DATASET EXCERPT >>
_____
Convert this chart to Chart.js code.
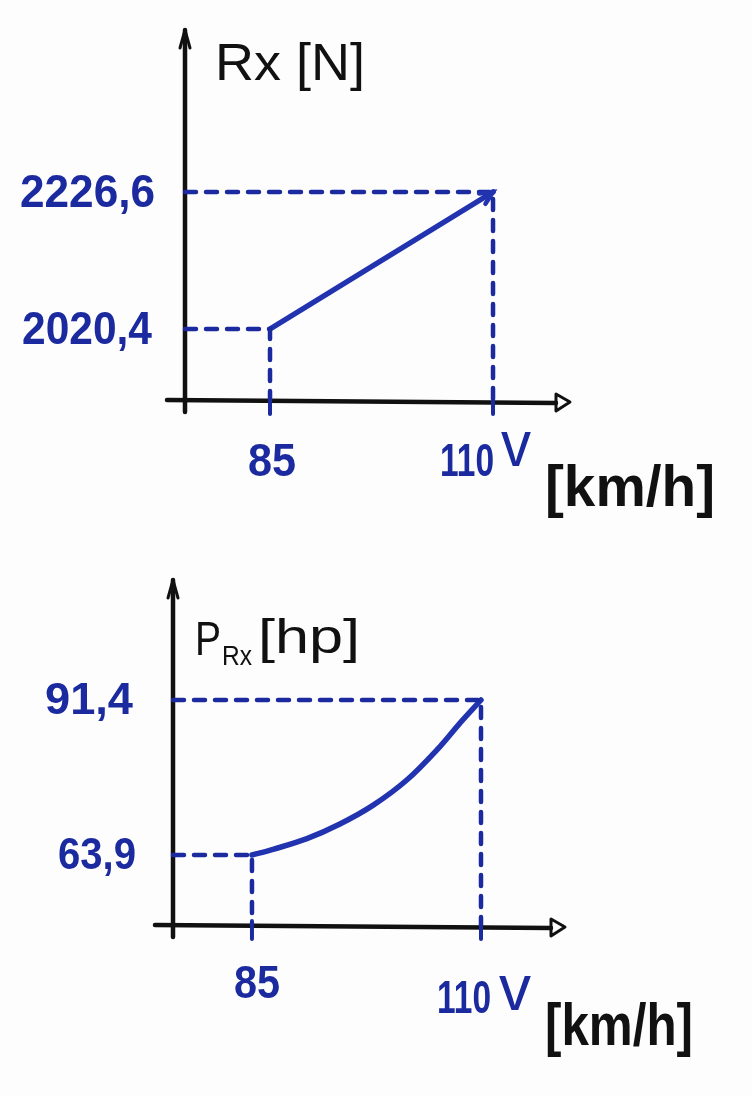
<!DOCTYPE html>
<html>
<head>
<meta charset="utf-8">
<script src="https://cdn.jsdelivr.net/npm/chart.js@4.4.1/dist/chart.umd.min.js"></script>
<style>
  html, body { margin: 0; padding: 0; background: #fdfdfd; }
  #wrap { position: relative; width: 752px; height: 1096px; }
  canvas { position: absolute; left: 0; }
</style>
</head>
<body>
<div id="wrap">
  <canvas id="c1" width="752" height="548" style="top:0"></canvas>
  <canvas id="c2" width="752" height="548" style="top:548px"></canvas>
</div>
<script>
// ---- data ----
const rxSpeeds = [85, 110];                 // v [km/h]
const rxForceN = [2020.4, 2226.6];          // Rx [N]
const pSpeeds = [85, 87.3, 91.0, 94.6, 98.2, 101.9, 105.5, 107.7, 110];
const pPowerHp = [63.9, 64.9, 66.8, 69.4, 72.7, 77.2, 83.1, 87.3, 91.4];
const xTickValues = [85, 110];
const xTickLabels = ['85', '110'];
const rxTickValues = [2226.6, 2020.4];
const rxTickLabels = ['2226,6', '2020,4'];
const pTickValues = [91.4, 63.9];
const pTickLabels = ['91,4', '63,9'];

const BLUE = '#1b2a9e';
const LINE = '#2233b0';
const INK = '#111111';
const FONT = '"Liberation Sans", Arial, sans-serif';

function fitText(ctx, text, left, cy, w, px, color, weight) {
  ctx.save();
  ctx.font = (weight || 'bold') + ' ' + px + 'px ' + FONT;
  ctx.fillStyle = color;
  ctx.textBaseline = 'middle';
  ctx.textAlign = 'left';
  const m = ctx.measureText(text).width;
  ctx.translate(left, cy);
  ctx.scale(w / m, 1);
  ctx.fillText(text, 0, 0);
  ctx.restore();
}

function drawAxes(ctx, a) {
  ctx.save();
  ctx.strokeStyle = INK;
  ctx.lineWidth = 4.5;
  ctx.lineCap = 'round';
  ctx.lineJoin = 'round';
  ctx.beginPath();
  ctx.moveTo(a.left, a.bottom + 12);
  ctx.lineTo(a.left, a.top);
  ctx.stroke();
  ctx.lineWidth = 3;
  ctx.beginPath();
  ctx.moveTo(a.left - 5, a.top + 18);
  ctx.lineTo(a.left, a.top);
  ctx.lineTo(a.left + 5, a.top + 18);
  ctx.stroke();
  ctx.lineWidth = 4.5;
  ctx.beginPath();
  ctx.moveTo(a.left - 18, a.bottom);
  ctx.lineTo(a.right - 14, a.bottom + 3);
  ctx.stroke();
  ctx.lineWidth = 3;
  ctx.beginPath();
  ctx.moveTo(a.right - 14, a.bottom - 6);
  ctx.lineTo(a.right, a.bottom + 2);
  ctx.lineTo(a.right - 14, a.bottom + 11);
  ctx.closePath();
  ctx.stroke();
  ctx.restore();
}

function tickStubs(chart) {
  const ctx = chart.ctx, a = chart.chartArea, xs = chart.scales.x;
  ctx.save();
  ctx.strokeStyle = BLUE;
  ctx.lineWidth = 4;
  ctx.lineCap = 'round';
  xTickValues.forEach(v => {
    const px = xs.getPixelForValue(v);
    ctx.beginPath();
    ctx.moveTo(px, a.bottom - 4);
    ctx.lineTo(px, a.bottom + 14);
    ctx.stroke();
  });
  ctx.restore();
}

function guideData(x, y, xmin, ymin) {
  return [{x: xmin, y: y}, {x: x, y: y}, {x: x, y: ymin}];
}

function guideDataset(data) {
  return {
    data: data, borderColor: BLUE, borderWidth: 4.5, borderDash: [11, 10],
    borderCapStyle: 'round', pointRadius: 0, tension: 0, fill: false, clip: false
  };
}

const baseOptions = (pad, xr, yr) => ({
  responsive: false, animation: false, devicePixelRatio: 1,
  layout: { padding: pad },
  plugins: { legend: { display: false }, tooltip: { enabled: false } },
  scales: {
    x: { type: 'linear', min: xr[0], max: xr[1], display: false },
    y: { type: 'linear', min: yr[0], max: yr[1], display: false }
  }
});

// ---- chart 1 : Rx(v) ----
const X1 = [75.47, 118.63], Y1 = [1913.5, 2470.4];
new Chart(document.getElementById('c1'), {
  type: 'line',
  data: {
    datasets: [
      guideDataset(guideData(rxSpeeds[1], rxForceN[1], X1[0], Y1[0])),
      guideDataset(guideData(rxSpeeds[0], rxForceN[0], X1[0], Y1[0])),
      {
        data: rxSpeeds.map((v, i) => ({x: v, y: rxForceN[i]})),
        borderColor: LINE, borderWidth: 5.5, borderCapStyle: 'round',
        pointRadius: 0, tension: 0, fill: false
      }
    ]
  },
  options: baseOptions({left: 185, right: 182, top: 30, bottom: 148}, X1, Y1),
  plugins: [{
    id: 'deco1',
    beforeDatasetsDraw(chart) { drawAxes(chart.ctx, chart.chartArea); },
    afterDatasetsDraw(chart) {
      const ctx = chart.ctx, xs = chart.scales.x, ys = chart.scales.y;
      tickStubs(chart);
      const x0 = xs.getPixelForValue(rxSpeeds[0]), y0 = ys.getPixelForValue(rxForceN[0]);
      const x1 = xs.getPixelForValue(rxSpeeds[1]), y1 = ys.getPixelForValue(rxForceN[1]);
      const ang = Math.atan2(y1 - y0, x1 - x0);
      ctx.save();
      ctx.strokeStyle = LINE; ctx.lineWidth = 4.5; ctx.lineCap = 'round';
      ctx.beginPath();
      ctx.moveTo(x1 - 14 * Math.cos(ang - 0.45), y1 - 14 * Math.sin(ang - 0.45));
      ctx.lineTo(x1, y1);
      ctx.lineTo(x1 - 14 * Math.cos(ang + 0.45), y1 - 14 * Math.sin(ang + 0.45));
      ctx.stroke();
      ctx.restore();
      const yl = [{l: 20, w: 135}, {l: 22, w: 130}];
      rxTickValues.forEach((v, i) => fitText(ctx, rxTickLabels[i], yl[i].l, ys.getPixelForValue(v) + 2, yl[i].w, 46, BLUE));
      xTickValues.forEach((v, i) => {
        const px = xs.getPixelForValue(v);
        const w = i === 0 ? 48 : 54;
        fitText(ctx, xTickLabels[i], px - w / 2 + (i === 0 ? 2 : -26), 463, w, 46, BLUE);
      });
      fitText(ctx, 'v', 501, 448, 30, 64, BLUE, 'normal');
      fitText(ctx, '[km/h]', 545, 490, 170, 58, INK, 'bold');
      fitText(ctx, 'Rx [N]', 215, 66, 150, 52, INK, 'normal');
    }
  }]
});

// ---- chart 2 : P_Rx(v) ----
const X2 = [76.38, 119.17], Y2 = [51.48, 112.69];
new Chart(document.getElementById('c2'), {
  type: 'line',
  data: {
    datasets: [
      guideDataset(guideData(pSpeeds[pSpeeds.length - 1], pPowerHp[pPowerHp.length - 1], X2[0], Y2[0])),
      guideDataset(guideData(pSpeeds[0], pPowerHp[0], X2[0], Y2[0])),
      {
        data: pSpeeds.map((v, i) => ({x: v, y: pPowerHp[i]})),
        borderColor: LINE, borderWidth: 5.5, borderCapStyle: 'round',
        pointRadius: 0, tension: 0.35, fill: false
      }
    ]
  },
  options: baseOptions({left: 173, right: 187, top: 32, bottom: 171}, X2, Y2),
  plugins: [{
    id: 'deco2',
    beforeDatasetsDraw(chart) { drawAxes(chart.ctx, chart.chartArea); },
    afterDatasetsDraw(chart) {
      const ctx = chart.ctx, xs = chart.scales.x, ys = chart.scales.y;
      tickStubs(chart);
      const yl = [{l: 45, w: 88}, {l: 58, w: 78}];
      pTickValues.forEach((v, i) => fitText(ctx, pTickLabels[i], yl[i].l, ys.getPixelForValue(v) + 2, yl[i].w, 44, BLUE));
      xTickValues.forEach((v, i) => {
        const px = xs.getPixelForValue(v);
        const w = i === 0 ? 46 : 54;
        fitText(ctx, xTickLabels[i], px - w / 2 + (i === 0 ? 5 : -17), (i === 0 ? 985 : 1000) - 548, w, 46, BLUE);
      });
      fitText(ctx, 'v', 499, 992 - 548, 32, 64, BLUE, 'normal');
      fitText(ctx, '[km/h]', 545, 1028 - 548, 148, 60, INK, 'bold');
      fitText(ctx, 'P', 195, 642 - 548, 26, 48, INK, 'normal');
      fitText(ctx, 'Rx', 222, 657 - 548, 30, 28, INK, 'normal');
      fitText(ctx, '[hp]', 258, 640 - 548, 102, 48, INK, 'normal');
    }
  }]
});
</script>
</body>
</html>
_____
THE REQUEST >> Omit the pictures, then repeat exactly each line from the beginning of the listing through the line with "const pTickLabels = ['91,4', '63,9'];".

CORRECT OUTPUT >>
Convert this chart to Chart.js code.
<!DOCTYPE html>
<html>
<head>
<meta charset="utf-8">
<script src="https://cdn.jsdelivr.net/npm/chart.js@4.4.1/dist/chart.umd.min.js"></script>
<style>
  html, body { margin: 0; padding: 0; background: #fdfdfd; }
  #wrap { position: relative; width: 752px; height: 1096px; }
  canvas { position: absolute; left: 0; }
</style>
</head>
<body>
<div id="wrap">
  <canvas id="c1" width="752" height="548" style="top:0"></canvas>
  <canvas id="c2" width="752" height="548" style="top:548px"></canvas>
</div>
<script>
// ---- data ----
const rxSpeeds = [85, 110];                 // v [km/h]
const rxForceN = [2020.4, 2226.6];          // Rx [N]
const pSpeeds = [85, 87.3, 91.0, 94.6, 98.2, 101.9, 105.5, 107.7, 110];
const pPowerHp = [63.9, 64.9, 66.8, 69.4, 72.7, 77.2, 83.1, 87.3, 91.4];
const xTickValues = [85, 110];
const xTickLabels = ['85', '110'];
const rxTickValues = [2226.6, 2020.4];
const rxTickLabels = ['2226,6', '2020,4'];
const pTickValues = [91.4, 63.9];
const pTickLabels = ['91,4', '63,9'];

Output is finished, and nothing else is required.